While both augmented reality and virtual reality are “incredibly interesting,” the Apple CEO prefers augmented reality (AR), because it is “the larger of the two by far.” In an interview with ABC News’ Good Morning America, Cook went on to explain why he prefers AR over VR.
If you have played this summer’s hit game, the Pokémon Go, you may already have experienced augmented reality: it overlays the game’s characters onto images taken in real-time using the camera of your iPhone. This is just an example of the use of AR, but if you think of what German augmented reality startup Metaio has done, you might get a better picture of its potential. By the way, Apple acquired Metaio last year and shut down the website.

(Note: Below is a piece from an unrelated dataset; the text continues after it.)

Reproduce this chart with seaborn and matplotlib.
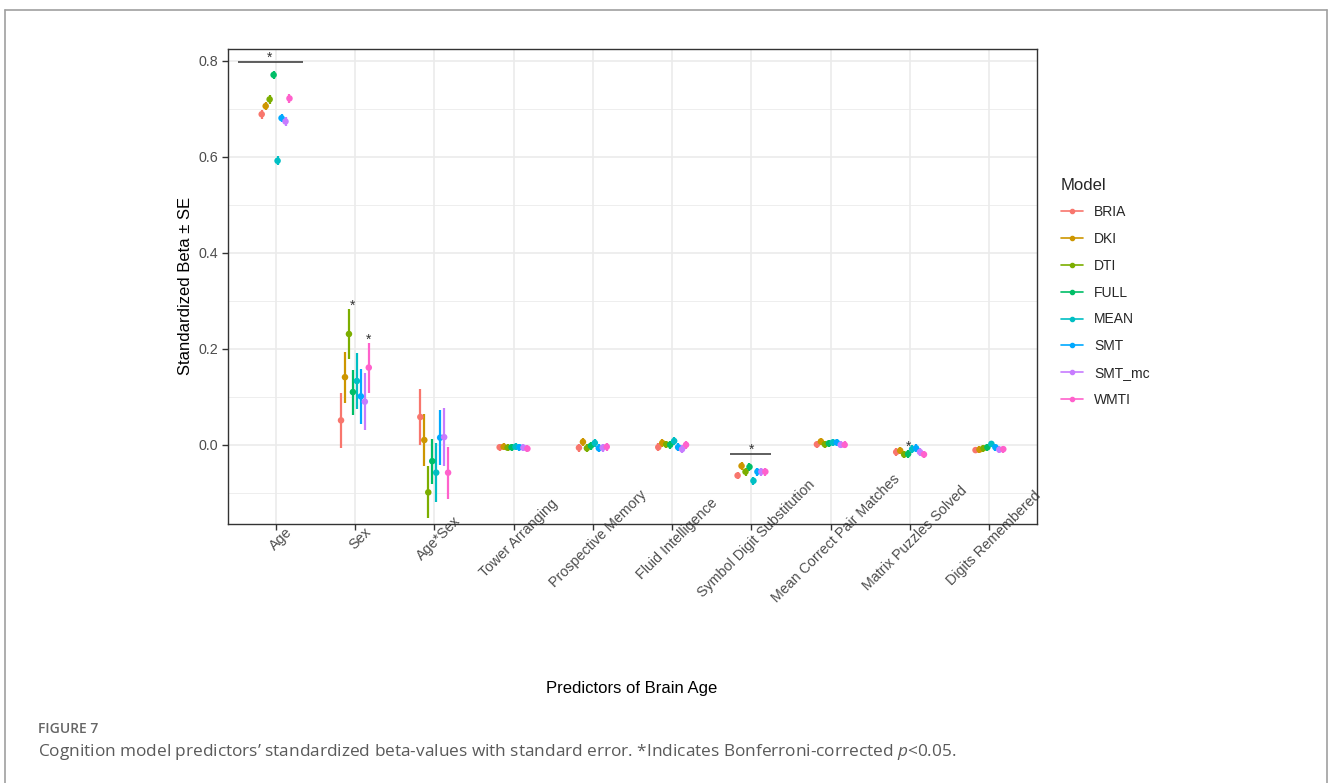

By contrast, virtual reality (VR) requires special hardware, such as a headset, and employs only digital imagery, which doesn’t depend on the environment the user is in.
Cook suggested that the commercial viability of augmented reality comes from its more “present” nature:
Cook told Roberts that AR “gives the capability for both of us to sit and be very present, talking to each other, but also have other things — visually — for both of us to see. Maybe it’s something we’re talking about, maybe it’s someone else here who’s not here present but who can be made to appear to be present.”
While he prefers augmented reality, he sees great potential in virtual reality as well:
“There’s some really cool areas there for education and gaming that we have a lot of interest in,” Cook said of VR.